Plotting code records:
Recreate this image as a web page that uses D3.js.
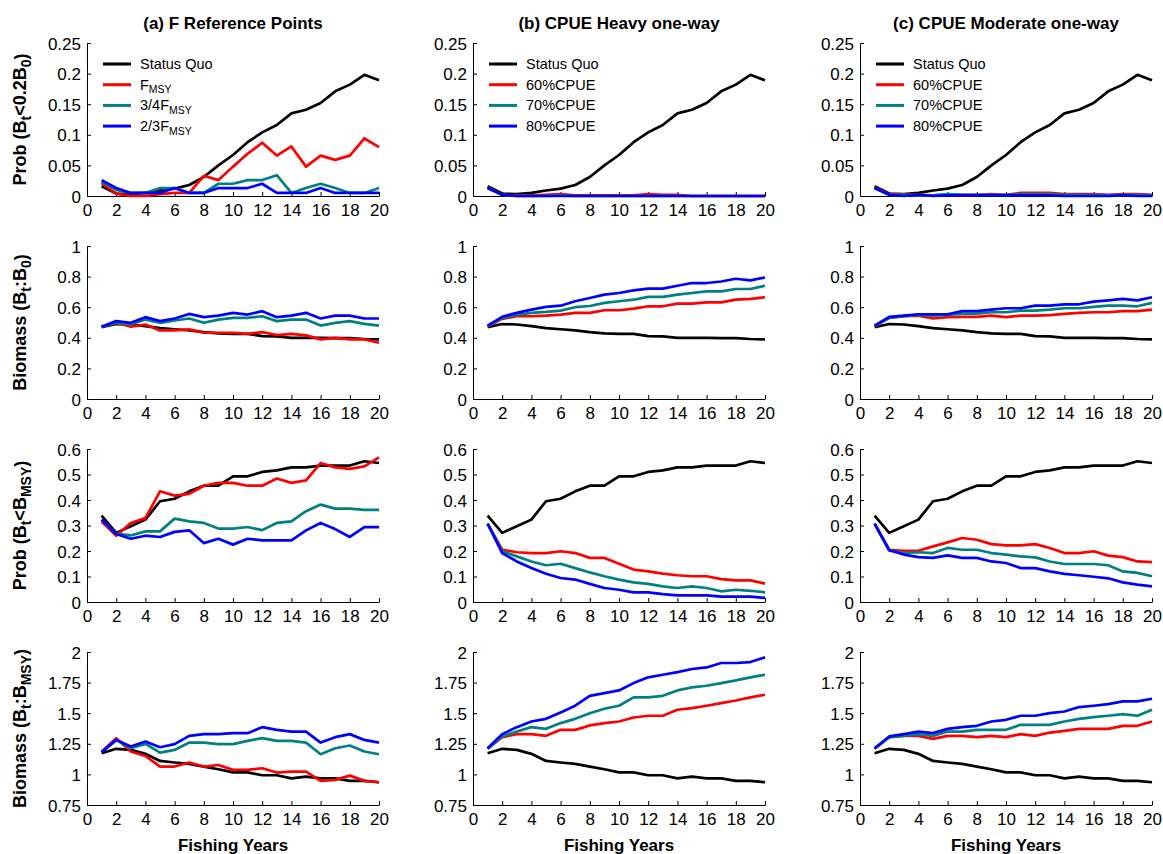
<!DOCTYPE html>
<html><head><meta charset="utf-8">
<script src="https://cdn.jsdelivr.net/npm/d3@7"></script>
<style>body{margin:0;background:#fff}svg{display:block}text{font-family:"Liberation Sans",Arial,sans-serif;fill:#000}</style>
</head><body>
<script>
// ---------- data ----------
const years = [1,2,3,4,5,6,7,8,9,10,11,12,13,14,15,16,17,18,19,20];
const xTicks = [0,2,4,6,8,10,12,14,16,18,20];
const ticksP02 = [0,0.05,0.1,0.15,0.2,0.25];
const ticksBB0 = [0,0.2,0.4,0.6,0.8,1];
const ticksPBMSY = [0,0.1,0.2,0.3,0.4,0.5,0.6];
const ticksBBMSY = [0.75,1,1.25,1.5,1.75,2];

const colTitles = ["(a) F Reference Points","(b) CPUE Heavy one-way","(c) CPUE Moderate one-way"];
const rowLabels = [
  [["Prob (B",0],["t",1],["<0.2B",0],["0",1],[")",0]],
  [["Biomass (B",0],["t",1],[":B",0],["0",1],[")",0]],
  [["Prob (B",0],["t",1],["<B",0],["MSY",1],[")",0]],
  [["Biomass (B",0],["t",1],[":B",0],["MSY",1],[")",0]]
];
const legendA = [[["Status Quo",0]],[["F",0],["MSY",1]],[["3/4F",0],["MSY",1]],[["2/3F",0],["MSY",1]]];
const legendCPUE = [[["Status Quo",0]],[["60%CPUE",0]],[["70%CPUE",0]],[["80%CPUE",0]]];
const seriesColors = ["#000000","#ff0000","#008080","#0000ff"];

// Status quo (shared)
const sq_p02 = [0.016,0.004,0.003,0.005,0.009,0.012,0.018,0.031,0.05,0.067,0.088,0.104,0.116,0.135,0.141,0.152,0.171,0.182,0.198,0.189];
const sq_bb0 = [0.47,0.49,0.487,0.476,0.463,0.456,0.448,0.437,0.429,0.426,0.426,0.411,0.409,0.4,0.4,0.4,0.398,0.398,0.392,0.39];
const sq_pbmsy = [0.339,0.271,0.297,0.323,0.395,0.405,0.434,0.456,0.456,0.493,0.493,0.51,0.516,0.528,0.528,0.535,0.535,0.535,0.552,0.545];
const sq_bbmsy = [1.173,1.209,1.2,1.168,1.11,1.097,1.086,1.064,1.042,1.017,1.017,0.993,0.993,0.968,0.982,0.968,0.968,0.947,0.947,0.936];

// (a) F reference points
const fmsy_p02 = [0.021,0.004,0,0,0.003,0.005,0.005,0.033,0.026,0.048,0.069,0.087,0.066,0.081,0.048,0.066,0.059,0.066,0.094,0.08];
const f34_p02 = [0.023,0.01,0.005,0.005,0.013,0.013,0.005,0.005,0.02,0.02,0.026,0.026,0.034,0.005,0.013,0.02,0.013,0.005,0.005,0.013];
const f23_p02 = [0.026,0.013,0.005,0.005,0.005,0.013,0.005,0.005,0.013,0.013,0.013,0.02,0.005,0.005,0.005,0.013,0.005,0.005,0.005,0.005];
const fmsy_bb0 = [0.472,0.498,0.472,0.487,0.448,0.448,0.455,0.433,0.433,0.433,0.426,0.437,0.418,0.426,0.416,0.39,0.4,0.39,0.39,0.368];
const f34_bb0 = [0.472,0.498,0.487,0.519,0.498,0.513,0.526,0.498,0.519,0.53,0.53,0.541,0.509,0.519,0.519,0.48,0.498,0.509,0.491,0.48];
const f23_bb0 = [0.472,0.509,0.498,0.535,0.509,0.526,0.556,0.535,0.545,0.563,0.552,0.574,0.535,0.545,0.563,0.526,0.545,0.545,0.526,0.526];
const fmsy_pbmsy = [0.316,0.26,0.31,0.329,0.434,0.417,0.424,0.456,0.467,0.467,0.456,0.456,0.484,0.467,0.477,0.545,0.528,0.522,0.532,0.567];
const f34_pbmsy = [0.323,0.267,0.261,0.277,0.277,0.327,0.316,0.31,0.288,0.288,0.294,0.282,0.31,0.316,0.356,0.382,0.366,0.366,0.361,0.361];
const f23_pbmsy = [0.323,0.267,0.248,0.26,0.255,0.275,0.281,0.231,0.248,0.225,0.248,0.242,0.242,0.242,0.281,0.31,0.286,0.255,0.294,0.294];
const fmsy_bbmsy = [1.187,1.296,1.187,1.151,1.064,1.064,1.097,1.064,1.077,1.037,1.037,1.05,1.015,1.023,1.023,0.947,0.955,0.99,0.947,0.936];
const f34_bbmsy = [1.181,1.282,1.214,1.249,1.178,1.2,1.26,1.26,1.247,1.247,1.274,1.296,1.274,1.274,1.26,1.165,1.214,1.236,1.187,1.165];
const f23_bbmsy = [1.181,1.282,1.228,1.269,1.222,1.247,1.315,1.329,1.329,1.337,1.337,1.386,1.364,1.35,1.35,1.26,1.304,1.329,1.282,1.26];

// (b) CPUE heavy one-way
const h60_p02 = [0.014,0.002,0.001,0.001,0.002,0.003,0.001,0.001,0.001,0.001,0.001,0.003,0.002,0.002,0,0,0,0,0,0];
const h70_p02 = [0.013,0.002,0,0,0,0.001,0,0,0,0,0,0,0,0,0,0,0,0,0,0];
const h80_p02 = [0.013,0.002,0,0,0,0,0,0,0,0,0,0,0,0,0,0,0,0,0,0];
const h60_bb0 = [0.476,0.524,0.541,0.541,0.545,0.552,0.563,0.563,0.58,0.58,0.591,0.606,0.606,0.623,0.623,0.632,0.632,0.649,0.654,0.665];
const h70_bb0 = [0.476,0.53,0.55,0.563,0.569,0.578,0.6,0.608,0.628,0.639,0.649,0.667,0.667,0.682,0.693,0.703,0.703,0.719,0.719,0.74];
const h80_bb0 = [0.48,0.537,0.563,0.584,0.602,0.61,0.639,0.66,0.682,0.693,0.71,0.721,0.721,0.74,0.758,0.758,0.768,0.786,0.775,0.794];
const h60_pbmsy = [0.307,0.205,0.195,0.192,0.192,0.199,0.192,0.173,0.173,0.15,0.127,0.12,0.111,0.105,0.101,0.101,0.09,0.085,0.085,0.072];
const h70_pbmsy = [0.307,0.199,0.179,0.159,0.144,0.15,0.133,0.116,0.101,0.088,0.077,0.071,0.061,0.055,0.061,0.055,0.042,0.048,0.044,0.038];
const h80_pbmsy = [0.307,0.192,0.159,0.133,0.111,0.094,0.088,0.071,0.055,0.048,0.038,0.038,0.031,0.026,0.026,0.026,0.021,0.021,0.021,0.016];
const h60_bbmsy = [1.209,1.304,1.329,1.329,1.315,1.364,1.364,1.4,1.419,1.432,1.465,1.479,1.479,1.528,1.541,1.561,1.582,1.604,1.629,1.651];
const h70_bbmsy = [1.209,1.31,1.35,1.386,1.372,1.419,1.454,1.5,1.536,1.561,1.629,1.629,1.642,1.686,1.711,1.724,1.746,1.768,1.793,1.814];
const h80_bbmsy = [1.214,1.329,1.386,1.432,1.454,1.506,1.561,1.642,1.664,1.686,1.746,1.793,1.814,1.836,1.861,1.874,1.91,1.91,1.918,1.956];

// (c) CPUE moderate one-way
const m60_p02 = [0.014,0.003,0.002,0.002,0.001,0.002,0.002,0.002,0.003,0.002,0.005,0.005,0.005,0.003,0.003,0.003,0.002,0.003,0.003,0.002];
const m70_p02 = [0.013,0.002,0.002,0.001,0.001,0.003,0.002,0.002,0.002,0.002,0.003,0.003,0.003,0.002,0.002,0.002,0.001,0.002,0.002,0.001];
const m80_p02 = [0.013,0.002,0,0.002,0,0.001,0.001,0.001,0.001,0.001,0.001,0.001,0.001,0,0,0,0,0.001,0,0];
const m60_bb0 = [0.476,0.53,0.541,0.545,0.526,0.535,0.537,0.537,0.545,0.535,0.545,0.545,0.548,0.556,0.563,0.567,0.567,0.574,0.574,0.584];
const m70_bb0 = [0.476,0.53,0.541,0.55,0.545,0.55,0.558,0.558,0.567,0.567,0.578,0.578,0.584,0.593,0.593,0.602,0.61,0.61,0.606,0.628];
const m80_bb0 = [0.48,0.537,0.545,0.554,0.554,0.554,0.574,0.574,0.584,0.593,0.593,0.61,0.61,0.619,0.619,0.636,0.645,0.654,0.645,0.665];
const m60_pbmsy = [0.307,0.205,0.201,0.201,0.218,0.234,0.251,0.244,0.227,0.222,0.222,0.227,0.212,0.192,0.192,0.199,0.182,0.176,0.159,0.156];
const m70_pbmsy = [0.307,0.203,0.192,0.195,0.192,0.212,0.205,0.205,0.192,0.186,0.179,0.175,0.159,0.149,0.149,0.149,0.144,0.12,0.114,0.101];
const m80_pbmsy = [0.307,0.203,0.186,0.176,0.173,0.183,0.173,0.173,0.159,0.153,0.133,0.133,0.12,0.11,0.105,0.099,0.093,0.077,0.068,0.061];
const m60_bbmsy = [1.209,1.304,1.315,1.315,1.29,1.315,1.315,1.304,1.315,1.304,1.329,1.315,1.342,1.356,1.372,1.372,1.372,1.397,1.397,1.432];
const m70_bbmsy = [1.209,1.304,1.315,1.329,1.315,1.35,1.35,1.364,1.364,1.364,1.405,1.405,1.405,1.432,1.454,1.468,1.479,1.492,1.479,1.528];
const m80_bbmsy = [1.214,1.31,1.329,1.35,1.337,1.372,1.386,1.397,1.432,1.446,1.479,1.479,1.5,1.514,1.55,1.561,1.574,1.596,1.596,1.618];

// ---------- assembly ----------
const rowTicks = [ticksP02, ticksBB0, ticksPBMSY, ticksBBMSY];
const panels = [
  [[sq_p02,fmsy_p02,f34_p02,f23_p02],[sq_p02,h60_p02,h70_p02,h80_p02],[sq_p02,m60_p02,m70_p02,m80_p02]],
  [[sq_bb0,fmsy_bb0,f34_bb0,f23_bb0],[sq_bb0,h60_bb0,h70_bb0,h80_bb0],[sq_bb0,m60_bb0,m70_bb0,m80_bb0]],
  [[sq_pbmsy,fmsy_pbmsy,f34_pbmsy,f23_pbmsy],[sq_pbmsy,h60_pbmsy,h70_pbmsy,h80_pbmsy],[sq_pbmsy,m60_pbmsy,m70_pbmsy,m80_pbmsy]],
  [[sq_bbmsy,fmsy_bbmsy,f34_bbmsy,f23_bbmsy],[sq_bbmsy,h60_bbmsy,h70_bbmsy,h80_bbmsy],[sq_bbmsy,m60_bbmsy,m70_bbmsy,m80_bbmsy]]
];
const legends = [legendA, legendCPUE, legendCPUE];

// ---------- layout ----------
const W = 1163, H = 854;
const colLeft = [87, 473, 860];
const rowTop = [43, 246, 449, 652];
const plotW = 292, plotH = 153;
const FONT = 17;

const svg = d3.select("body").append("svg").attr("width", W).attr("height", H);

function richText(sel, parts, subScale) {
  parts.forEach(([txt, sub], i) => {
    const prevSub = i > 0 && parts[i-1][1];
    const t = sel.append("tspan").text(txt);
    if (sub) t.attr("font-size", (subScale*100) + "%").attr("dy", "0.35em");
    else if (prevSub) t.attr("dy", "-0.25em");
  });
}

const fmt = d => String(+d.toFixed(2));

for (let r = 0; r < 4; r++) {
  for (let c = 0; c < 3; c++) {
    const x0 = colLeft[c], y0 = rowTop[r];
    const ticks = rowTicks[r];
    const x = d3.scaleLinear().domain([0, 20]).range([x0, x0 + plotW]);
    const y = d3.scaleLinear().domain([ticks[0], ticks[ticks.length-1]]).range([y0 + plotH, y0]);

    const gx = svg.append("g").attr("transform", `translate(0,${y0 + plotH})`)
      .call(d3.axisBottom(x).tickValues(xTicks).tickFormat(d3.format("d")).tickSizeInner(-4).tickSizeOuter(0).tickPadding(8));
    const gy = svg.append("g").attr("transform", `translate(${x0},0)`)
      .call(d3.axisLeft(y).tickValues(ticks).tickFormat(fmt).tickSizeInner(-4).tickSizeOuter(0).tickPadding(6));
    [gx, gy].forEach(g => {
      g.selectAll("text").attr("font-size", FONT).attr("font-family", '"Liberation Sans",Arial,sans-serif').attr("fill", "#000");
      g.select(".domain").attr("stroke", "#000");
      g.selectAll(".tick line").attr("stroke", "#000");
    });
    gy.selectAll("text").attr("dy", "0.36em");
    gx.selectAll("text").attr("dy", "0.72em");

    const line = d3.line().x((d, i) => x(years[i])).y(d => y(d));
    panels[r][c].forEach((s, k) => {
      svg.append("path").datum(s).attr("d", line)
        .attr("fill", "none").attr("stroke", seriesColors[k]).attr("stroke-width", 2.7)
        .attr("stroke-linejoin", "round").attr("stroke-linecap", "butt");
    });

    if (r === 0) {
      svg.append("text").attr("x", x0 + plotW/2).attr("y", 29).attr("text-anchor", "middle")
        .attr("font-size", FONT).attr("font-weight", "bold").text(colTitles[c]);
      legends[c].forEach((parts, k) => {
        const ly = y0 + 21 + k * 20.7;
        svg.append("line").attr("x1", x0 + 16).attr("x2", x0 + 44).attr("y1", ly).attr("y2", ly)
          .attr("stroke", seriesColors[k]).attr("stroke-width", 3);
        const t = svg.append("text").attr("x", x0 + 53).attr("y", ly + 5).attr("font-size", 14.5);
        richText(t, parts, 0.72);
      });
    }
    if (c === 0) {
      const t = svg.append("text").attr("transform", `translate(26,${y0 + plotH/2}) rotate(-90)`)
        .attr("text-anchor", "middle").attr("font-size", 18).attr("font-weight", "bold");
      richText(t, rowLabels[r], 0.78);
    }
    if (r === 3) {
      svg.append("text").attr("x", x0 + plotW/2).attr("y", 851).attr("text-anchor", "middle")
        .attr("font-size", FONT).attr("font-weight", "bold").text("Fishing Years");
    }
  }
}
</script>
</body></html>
==
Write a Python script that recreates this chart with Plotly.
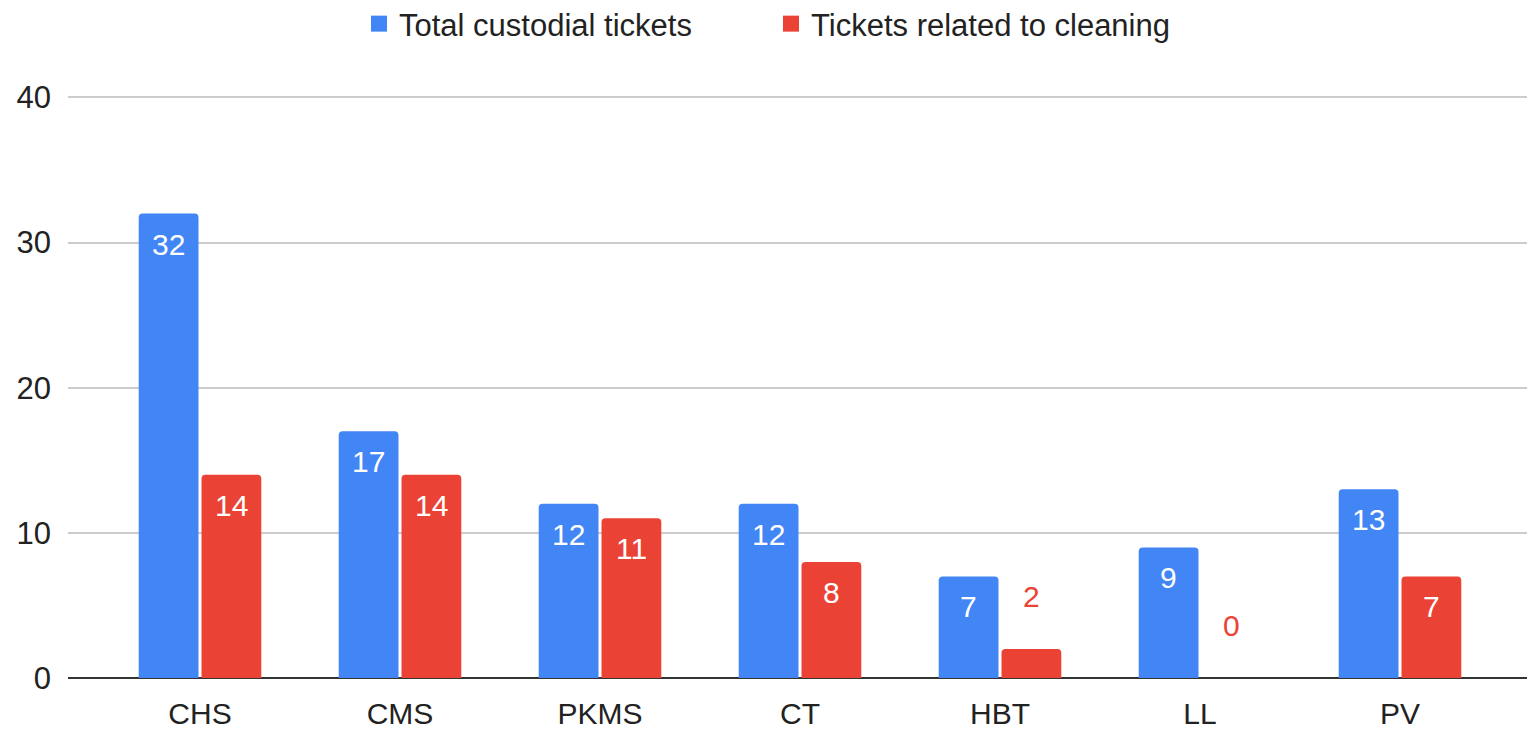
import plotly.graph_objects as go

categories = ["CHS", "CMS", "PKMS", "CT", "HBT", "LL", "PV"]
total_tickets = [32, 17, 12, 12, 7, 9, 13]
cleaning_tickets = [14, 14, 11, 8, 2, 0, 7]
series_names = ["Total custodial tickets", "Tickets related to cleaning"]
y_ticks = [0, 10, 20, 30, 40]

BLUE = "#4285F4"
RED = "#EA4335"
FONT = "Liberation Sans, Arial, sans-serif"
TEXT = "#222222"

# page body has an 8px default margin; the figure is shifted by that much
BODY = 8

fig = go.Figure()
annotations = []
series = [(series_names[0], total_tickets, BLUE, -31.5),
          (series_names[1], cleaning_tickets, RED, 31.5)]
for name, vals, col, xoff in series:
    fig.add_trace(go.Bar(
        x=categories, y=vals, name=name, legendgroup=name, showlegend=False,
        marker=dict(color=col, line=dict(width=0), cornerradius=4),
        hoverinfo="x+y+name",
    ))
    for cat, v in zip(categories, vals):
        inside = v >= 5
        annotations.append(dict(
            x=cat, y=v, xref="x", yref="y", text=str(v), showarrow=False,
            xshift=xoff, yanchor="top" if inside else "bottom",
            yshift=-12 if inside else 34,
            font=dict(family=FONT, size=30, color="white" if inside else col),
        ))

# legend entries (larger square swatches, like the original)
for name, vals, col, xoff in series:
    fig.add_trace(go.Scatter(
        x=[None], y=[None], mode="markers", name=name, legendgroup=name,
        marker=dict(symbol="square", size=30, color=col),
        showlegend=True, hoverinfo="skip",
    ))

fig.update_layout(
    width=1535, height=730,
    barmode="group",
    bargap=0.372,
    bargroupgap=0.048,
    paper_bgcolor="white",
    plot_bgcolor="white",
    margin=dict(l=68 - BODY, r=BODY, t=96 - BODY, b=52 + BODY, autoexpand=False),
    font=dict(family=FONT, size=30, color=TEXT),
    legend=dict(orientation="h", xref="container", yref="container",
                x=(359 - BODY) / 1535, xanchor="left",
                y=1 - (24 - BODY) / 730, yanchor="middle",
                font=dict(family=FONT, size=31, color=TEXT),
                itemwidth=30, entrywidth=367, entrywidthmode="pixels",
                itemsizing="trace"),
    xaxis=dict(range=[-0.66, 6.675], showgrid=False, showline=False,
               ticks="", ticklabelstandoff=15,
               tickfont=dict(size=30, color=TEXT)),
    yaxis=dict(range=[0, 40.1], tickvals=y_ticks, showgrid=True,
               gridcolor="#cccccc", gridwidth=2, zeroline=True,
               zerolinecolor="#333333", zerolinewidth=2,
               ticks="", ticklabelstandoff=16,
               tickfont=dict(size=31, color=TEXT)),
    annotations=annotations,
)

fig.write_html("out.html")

(THE EXERCISE) Filter the entries above down to the lines containing the word "script".

(TASK OUTPUT)
<script src="https://cdn.jsdelivr.net/npm/d3@7"></script>
<script>
</script>
Write a Python script that recreates this chart with Plotly.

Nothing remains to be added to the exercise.